The proposed project embraces collaboration with indigenous partners and student researchers. The project will begin with a workshop in which researchers and Khoisan participants will jointly craft research objectives, review indigenous ethics protocols, design research activities, and plan project outcomes. A team of experienced ethnographers and students will then spend two years documenting Khoisan heritage performances alongside participants. Over the project’s duration, we will produce multimedia and open access outputs including a project blog, audiovisual recordings, community archives, a drafted edited volume, and public presentations that share knowledge in different ways about Khoisan culture in southern Africa. This participatory model features community archiving as primary method. Together we will establish, maintain, and digitize archives of community made recordings of endangered music and dance heritage. Per best practices, the archives will be co-hosted by communities and partner organizations (Rhodes University’s International Library of African Music and Carleton University’s Institute of African Studies).
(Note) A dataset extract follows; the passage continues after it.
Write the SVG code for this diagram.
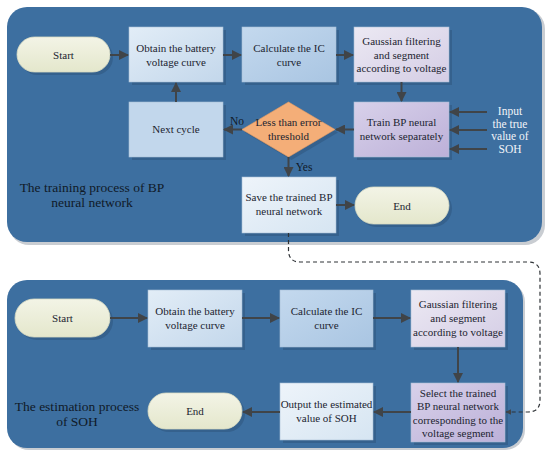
<svg xmlns="http://www.w3.org/2000/svg" width="550" height="455" viewBox="0 0 550 455">
<defs>
<linearGradient id="gBlue" x1="0" y1="0" x2="1" y2="1"><stop offset="0" stop-color="#e2edf7"/><stop offset="1" stop-color="#c3d7eb"/></linearGradient>
<linearGradient id="gBlue2" x1="0" y1="0" x2="1" y2="1"><stop offset="0" stop-color="#c4d9ee"/><stop offset="1" stop-color="#a9c5e2"/></linearGradient>
<linearGradient id="gLav" x1="0" y1="0" x2="1" y2="1"><stop offset="0" stop-color="#ece9f3"/><stop offset="1" stop-color="#d4cde5"/></linearGradient>
<linearGradient id="gPur" x1="0" y1="0" x2="1" y2="1"><stop offset="0" stop-color="#d8d1ea"/><stop offset="1" stop-color="#bcb0d8"/></linearGradient>
<linearGradient id="gPale" x1="0" y1="0" x2="1" y2="1"><stop offset="0" stop-color="#eef4fa"/><stop offset="1" stop-color="#d6e5f2"/></linearGradient>
<linearGradient id="gPill" x1="0" y1="0" x2="0" y2="1"><stop offset="0" stop-color="#f3f4e6"/><stop offset="1" stop-color="#e4e7cc"/></linearGradient>
<marker id="ah" viewBox="0 0 10 10" refX="9" refY="5" markerWidth="5" markerHeight="5" orient="auto"><path d="M0,0 L10,5 L0,10 z" fill="#404448"/></marker>
</defs>
<style>
.panel{fill:#3d6fa0}
.pshadow{fill:#c9cdd2}
.sh{fill:#35618d}
.box{stroke:#a9bfd6;stroke-width:0.6}
.pill{fill:url(#gPill);stroke:#d9dcc3;stroke-width:0.8}
.t{font-family:"Liberation Serif","Times New Roman",serif;font-size:11px;fill:#1c2430;text-anchor:middle}
.lbl{font-family:"Liberation Serif","Times New Roman",serif;font-size:13.5px;fill:#101a28;text-anchor:middle}
.wt{font-family:"Liberation Serif","Times New Roman",serif;font-size:11.5px;fill:#f2f4f8;text-anchor:middle}
.c{stroke:#404448;stroke-width:2;fill:none;marker-end:url(#ah)}
.d{stroke:#2e3236;stroke-width:1.2;fill:none;stroke-dasharray:4,3;marker-end:url(#ah)}
</style>

<g id="panels">
<rect class="pshadow" x="9" y="9" width="536" height="236" rx="20"/>
<rect class="panel" x="7" y="7" width="535" height="235" rx="20"/>
<rect class="pshadow" x="9" y="282" width="516" height="168" rx="20"/>
<rect class="panel" x="7" y="280" width="516" height="168" rx="20"/>
</g>

<g id="labels">
<text class="lbl" x="92" y="192">The training process of BP</text>
<text class="lbl" x="92" y="207">neural network</text>
<text class="lbl" x="77" y="411">The estimation process</text>
<text class="lbl" x="77" y="426">of SOH</text>
<text class="wt" x="510" y="115">Input</text>
<text class="wt" x="510" y="127.5">the true</text>
<text class="wt" x="510" y="140">value of</text>
<text class="wt" x="510" y="152.5">SOH</text>
<text class="t" x="237" y="125" style="fill:#101a28;font-size:11.5px">No</text>
<text class="t" x="304" y="171" style="fill:#101a28;font-size:11.5px">Yes</text>
</g>

<!-- top process -->
<g id="t-start"><rect class="sh" x="20" y="40" width="93" height="35" rx="17.5"/><rect class="pill" x="17" y="37" width="93" height="35" rx="17.5"/><text class="t" x="63.5" y="58.5">Start</text></g>
<g id="t-obtain"><rect class="sh" x="132" y="30" width="94" height="55"/><rect class="box" fill="url(#gBlue)" x="129" y="27" width="94" height="55"/><text class="t" x="176" y="52">Obtain the battery</text><text class="t" x="176" y="66">voltage curve</text></g>
<g id="t-calc"><rect class="sh" x="245" y="30" width="94" height="55"/><rect class="box" fill="url(#gBlue2)" x="242" y="27" width="94" height="55"/><text class="t" x="289" y="52">Calculate the IC</text><text class="t" x="289" y="66">curve</text></g>
<g id="t-gauss"><rect class="sh" x="357" y="30" width="95" height="55"/><rect class="box" fill="url(#gLav)" x="354" y="27" width="95" height="55"/><text class="t" x="401.5" y="45">Gaussian filtering</text><text class="t" x="401.5" y="58.5">and segment</text><text class="t" x="401.5" y="72">according to voltage</text></g>
<g id="t-train"><rect class="sh" x="357" y="105" width="95" height="55"/><rect class="box" fill="url(#gPur)" x="354" y="102" width="95" height="55"/><text class="t" x="401.5" y="126">Train BP neural</text><text class="t" x="401.5" y="140">network separately</text></g>
<g id="t-next"><rect class="sh" x="132" y="105" width="94" height="55"/><rect class="box" x="129" y="102" width="94" height="55" style="fill:#c2d7ec"/><text class="t" x="176" y="133">Next cycle</text></g>
<g id="t-decide"><path class="sh" d="M291.5,105 L338,132.5 L291.5,160 L245,132.5 z"/><path d="M288.5,102 L335,129.5 L288.5,157 L242,129.5 z" fill="#f4ae78" stroke="#e89c62" stroke-width="0.6"/><text class="t" x="288.5" y="126">Less than error</text><text class="t" x="288.5" y="139.5">threshold</text></g>
<g id="t-save"><rect class="sh" x="245" y="180" width="94" height="56"/><rect class="box" fill="url(#gPale)" x="242" y="177" width="94" height="56"/><text class="t" x="289" y="201">Save the trained BP</text><text class="t" x="289" y="215">neural network</text></g>
<g id="t-end"><rect class="sh" x="358" y="190" width="94" height="37" rx="18.5"/><rect class="pill" x="355" y="187" width="94" height="37" rx="18.5"/><text class="t" x="402" y="209.5">End</text></g>

<!-- bottom process -->
<g id="b-start"><rect class="sh" x="18" y="302" width="95" height="38" rx="19"/><rect class="pill" x="15" y="299" width="95" height="38" rx="19"/><text class="t" x="62.5" y="322">Start</text></g>
<g id="b-obtain"><rect class="sh" x="151" y="293" width="94" height="57"/><rect class="box" fill="url(#gBlue)" x="148" y="290" width="94" height="57"/><text class="t" x="195" y="315">Obtain the battery</text><text class="t" x="195" y="329">voltage curve</text></g>
<g id="b-calc"><rect class="sh" x="283" y="293" width="93" height="57"/><rect class="box" fill="url(#gBlue2)" x="280" y="290" width="93" height="57"/><text class="t" x="326.5" y="315">Calculate the IC</text><text class="t" x="326.5" y="329">curve</text></g>
<g id="b-gauss"><rect class="sh" x="414" y="293" width="94" height="57"/><rect class="box" fill="url(#gLav)" x="411" y="290" width="94" height="57"/><text class="t" x="458" y="308">Gaussian filtering</text><text class="t" x="458" y="322">and segment</text><text class="t" x="458" y="336">according to voltage</text></g>
<g id="b-select"><rect class="sh" x="414" y="386" width="94" height="59"/><rect class="box" fill="url(#gPur)" x="411" y="383" width="94" height="59"/><text class="t" x="458" y="396.5">Select the trained</text><text class="t" x="458" y="410">BP neural network</text><text class="t" x="458" y="423.5">corresponding to the</text><text class="t" x="458" y="437">voltage segment</text></g>
<g id="b-output"><rect class="sh" x="283" y="386" width="93" height="57"/><rect class="box" fill="url(#gPale)" x="280" y="383" width="93" height="57"/><text class="t" x="326.5" y="408">Output the estimated</text><text class="t" x="326.5" y="422">value of SOH</text></g>
<g id="b-end"><rect class="sh" x="151" y="396" width="94" height="36" rx="18"/><rect class="pill" x="148" y="393" width="94" height="36" rx="18"/><text class="t" x="195" y="415">End</text></g>

<g id="connectors">
<line class="c" x1="110" y1="55" x2="128" y2="55"/>
<line class="c" x1="223" y1="55" x2="241" y2="55"/>
<line class="c" x1="336" y1="55" x2="353" y2="55"/>
<line class="c" x1="401.5" y1="82" x2="401.5" y2="101"/>
<line class="c" x1="354" y1="129.5" x2="336" y2="129.5"/>
<line class="c" x1="242" y1="129.5" x2="224" y2="129.5"/>
<line class="c" x1="176" y1="102" x2="176" y2="83"/>
<line class="c" x1="288.5" y1="157" x2="288.5" y2="176"/>
<line class="c" x1="336" y1="205" x2="354" y2="205"/>
<line class="c" x1="487" y1="112" x2="450" y2="112"/>
<line class="c" x1="487" y1="130" x2="450" y2="130"/>
<line class="c" x1="487" y1="149" x2="450" y2="149"/>
<line class="c" x1="110" y1="318" x2="147" y2="318"/>
<line class="c" x1="242" y1="318" x2="279" y2="318"/>
<line class="c" x1="373" y1="318" x2="410" y2="318"/>
<line class="c" x1="458" y1="347" x2="458" y2="382"/>
<line class="c" x1="411" y1="412" x2="374" y2="412"/>
<line class="c" x1="280" y1="412" x2="243" y2="412"/>
<path class="d" d="M288.5,233 L288.5,250 Q288.5,262 300,262 L528,262 Q540,262 540,274 L540,400 Q540,412 528,412 L506,412"/>
</g>
</svg>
The methodologies of participatory music ethnography and collaborative archiving are informed by Khoisan research ethics, decolonial practices in ethnomusicology, and a commitment to supporting Khoisan revival and community interests.

 

This research will recognize and conserve Khoisan cultural knowledge as well as produce new research data for the future (comparative) study of cultural strategies deployed by indigenous groups in diverse contexts. Our expected outcomes will proffer concrete materials for Khoisan communities to use in their cultural conservation and political mobilization efforts.